The problem: Begin at the first line of the data and copy each line through the one containing "const notes = ['Average", that line included, with no pictures.

Information shown:
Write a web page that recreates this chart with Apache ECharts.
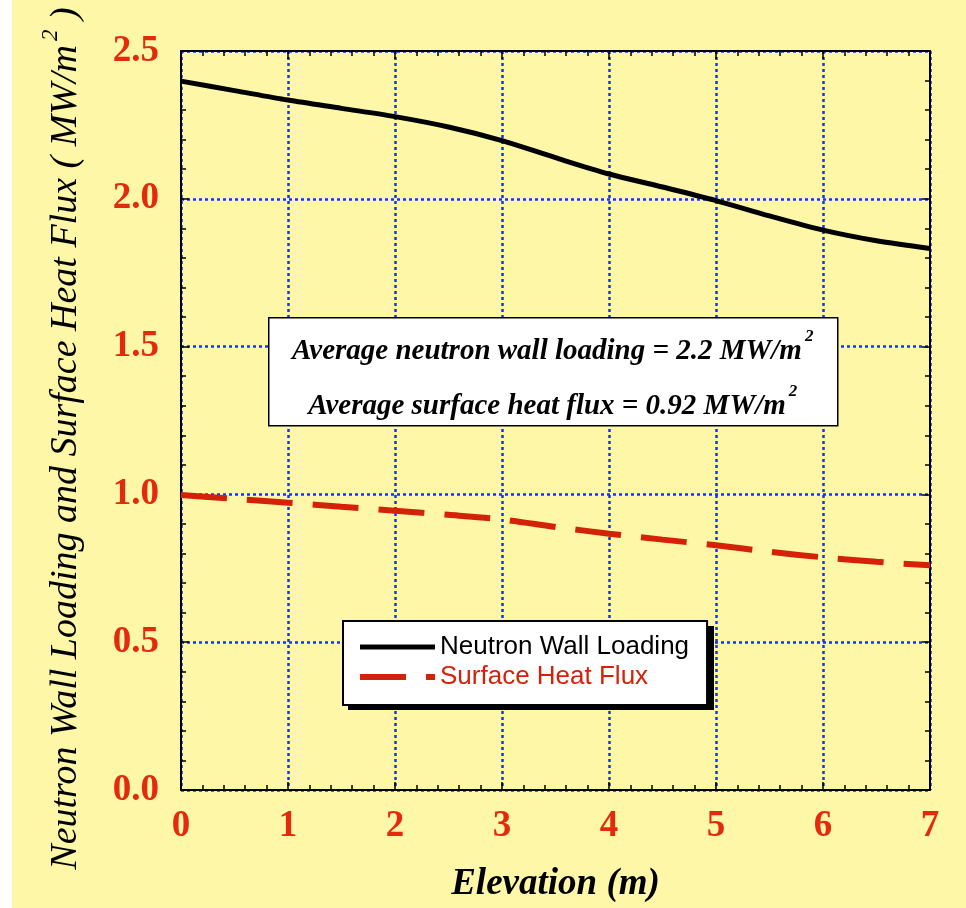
<!DOCTYPE html>
<html>
<head>
<meta charset="utf-8">
<title>Neutron Wall Loading and Surface Heat Flux</title>
<script src="https://cdn.jsdelivr.net/npm/echarts@6/dist/echarts.min.js"></script>
<style>
  html, body { margin: 0; padding: 0; background: #fff; }
  #chart { width: 966px; height: 908px; }
</style>
</head>
<body>
<div id="chart"></div>
<script>
// elevation (m)
const elevation = [0, 0.5, 1, 1.5, 2, 2.5, 3, 3.5, 4, 4.5, 5, 5.5, 6, 6.5, 7];
// MW/m2
const wallLoading = [2.398, 2.366, 2.334, 2.306, 2.278, 2.243, 2.197, 2.139, 2.084, 2.040, 1.994, 1.942, 1.894, 1.858, 1.832];
const heatFlux = [0.998, 0.985, 0.972, 0.958, 0.945, 0.931, 0.915, 0.890, 0.867, 0.847, 0.828, 0.806, 0.787, 0.772, 0.760];
const seriesNames = ['Neutron Wall Loading', 'Surface Heat Flux'];
const notes = ['Average neutron wall loading = 2.2 MW/m', 'Average surface heat flux = 0.92 MW/m'];

const red = '#e42a0c';
const lineRed = '#d42208';
const serif = '"Liberation Serif", "Times New Roman", serif';
const gridBlue = '#1232ff';

const chart = echarts.init(document.getElementById('chart'));

const pairs = arr => elevation.map((x, i) => [x, arr[i]]);

function axisCommon(showLabel) {
    return {
        axisLine: { show: true, onZero: false, lineStyle: { color: '#000', width: 2 } },
        axisTick: { show: true, inside: true, length: 8, lineStyle: { color: '#000', width: 1.5 } },
        minorTick: { show: true, splitNumber: 5, length: 5, lineStyle: { color: '#000', width: 1.5 } },
        axisLabel: showLabel ? {
            color: red, fontFamily: serif, fontWeight: 'bold', fontSize: 37
        } : { show: false },
        splitLine: { show: false }
    };
}

const gridLine = { show: true, lineStyle: { color: gridBlue, width: 2.5, type: [3, 3] } };

const noteRich = {
    b: { fontFamily: serif, fontWeight: 'bold', fontStyle: 'italic', fontSize: 29, lineHeight: 38, fill: '#000', verticalAlign: 'bottom' },
    s: { fontFamily: serif, fontWeight: 'bold', fontStyle: 'italic', fontSize: 17, lineHeight: 38, fill: '#000', verticalAlign: 'top', padding: [0, 0, 0, 3] }
};

let option = {
    backgroundColor: '#fef7a8',
    animation: false,
    grid: { left: 181, right: 36, top: 51, bottom: 116 },
    legend: {
        orient: 'vertical',
        left: 343,
        top: 621,
        padding: [12, 18, 14, 14],
        itemGap: 2,
        itemWidth: 75,
        itemHeight: 14,
        backgroundColor: '#fff',
        borderColor: '#000',
        borderWidth: 2,
        borderRadius: 0,
        itemStyle: { opacity: 0 },
        lineStyle: { width: 'inherit' },
        textStyle: { fontFamily: '"Liberation Sans", Arial, sans-serif', fontSize: 26, lineHeight: 28 },
        data: [
            { name: seriesNames[0], textStyle: { color: '#000' } },
            { name: seriesNames[1], textStyle: { color: lineRed } }
        ]
    },
    xAxis: [
        Object.assign(axisCommon(true), {
            type: 'value', min: 0, max: 7, interval: 1, position: 'bottom',
            splitLine: gridLine,
            name: 'Elevation (m)',
            nameLocation: 'middle',
            nameGap: 76,
            nameTextStyle: { color: '#000', fontFamily: serif, fontWeight: 'bold', fontStyle: 'italic', fontSize: 37 },
            axisLabel: { color: red, fontFamily: serif, fontWeight: 'bold', fontSize: 37, margin: 18 }
        }),
        Object.assign(axisCommon(false), {
            type: 'value', min: 0, max: 7, interval: 1, position: 'top'
        })
    ],
    yAxis: [
        Object.assign(axisCommon(true), {
            type: 'value', min: 0, max: 2.5, interval: 0.5, position: 'left',
            splitLine: gridLine,
            name: '{t|Neutron Wall Loading and Surface Heat Flux ( MW/m}{s|2}{t| )}',
            nameLocation: 'middle',
            nameGap: 96,
            nameTextStyle: {
                padding: [0, 36, 0, 0],
                rich: {
                    t: { color: '#000', fontFamily: serif, fontStyle: 'italic', fontSize: 38, lineHeight: 46, verticalAlign: 'bottom' },
                    s: { color: '#000', fontFamily: serif, fontStyle: 'italic', fontSize: 23, lineHeight: 46, verticalAlign: 'top', padding: [0, 0, 0, 4] }
                }
            },
            axisLabel: {
                color: red, fontFamily: serif, fontWeight: 'bold', fontSize: 37, margin: 22,
                formatter: v => v.toFixed(1)
            }
        }),
        Object.assign(axisCommon(false), {
            type: 'value', min: 0, max: 2.5, interval: 0.5, position: 'right'
        })
    ],
    graphic: [
        {
            type: 'rect', left: 0, top: 0, silent: true,
            shape: { width: 12, height: 908 },
            style: { fill: '#fff' }
        },
        {
            // drop shadow behind the legend box
            type: 'rect', left: 348, top: 626, z: 3, silent: true,
            shape: { width: 366, height: 84 },
            style: { fill: '#000' }
        },
        {
            type: 'group', left: 268, top: 317,
            children: [
                {
                    type: 'rect', z: 100,
                    shape: { x: 0, y: 0, width: 569, height: 108 },
                    style: { fill: '#fff', stroke: '#000', lineWidth: 1.5 }
                },
                {
                    type: 'text', z: 101,
                    style: {
                        x: 284, y: 29, align: 'center', verticalAlign: 'middle',
                        text: '{b|' + notes[0] + '}{s|2}',
                        rich: noteRich
                    }
                },
                {
                    type: 'text', z: 101,
                    style: {
                        x: 284, y: 84, align: 'center', verticalAlign: 'middle',
                        text: '{b|' + notes[1] + '}{s|2}',
                        rich: noteRich
                    }
                }
            ]
        }
    ],
    series: [
        {
            name: seriesNames[0],
            type: 'line',
            smooth: 0.3,
            symbol: 'none',
            data: pairs(wallLoading),
            lineStyle: { color: '#000', width: 5 },
            itemStyle: { color: '#000' },
            z: 5
        },
        {
            name: seriesNames[1],
            type: 'line',
            smooth: 0.3,
            symbol: 'none',
            data: pairs(heatFlux),
            lineStyle: { color: lineRed, width: 6, type: [46, 20], cap: 'butt' },
            itemStyle: { color: lineRed },
            z: 5
        }
    ]
};

chart.setOption(option);
</script>
</body>
</html>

Result of this task:
Write a web page that recreates this chart with Apache ECharts.
<!DOCTYPE html>
<html>
<head>
<meta charset="utf-8">
<title>Neutron Wall Loading and Surface Heat Flux</title>
<script src="https://cdn.jsdelivr.net/npm/echarts@6/dist/echarts.min.js"></script>
<style>
  html, body { margin: 0; padding: 0; background: #fff; }
  #chart { width: 966px; height: 908px; }
</style>
</head>
<body>
<div id="chart"></div>
<script>
// elevation (m)
const elevation = [0, 0.5, 1, 1.5, 2, 2.5, 3, 3.5, 4, 4.5, 5, 5.5, 6, 6.5, 7];
// MW/m2
const wallLoading = [2.398, 2.366, 2.334, 2.306, 2.278, 2.243, 2.197, 2.139, 2.084, 2.040, 1.994, 1.942, 1.894, 1.858, 1.832];
const heatFlux = [0.998, 0.985, 0.972, 0.958, 0.945, 0.931, 0.915, 0.890, 0.867, 0.847, 0.828, 0.806, 0.787, 0.772, 0.760];
const seriesNames = ['Neutron Wall Loading', 'Surface Heat Flux'];
const notes = ['Average neutron wall loading = 2.2 MW/m', 'Average surface heat flux = 0.92 MW/m'];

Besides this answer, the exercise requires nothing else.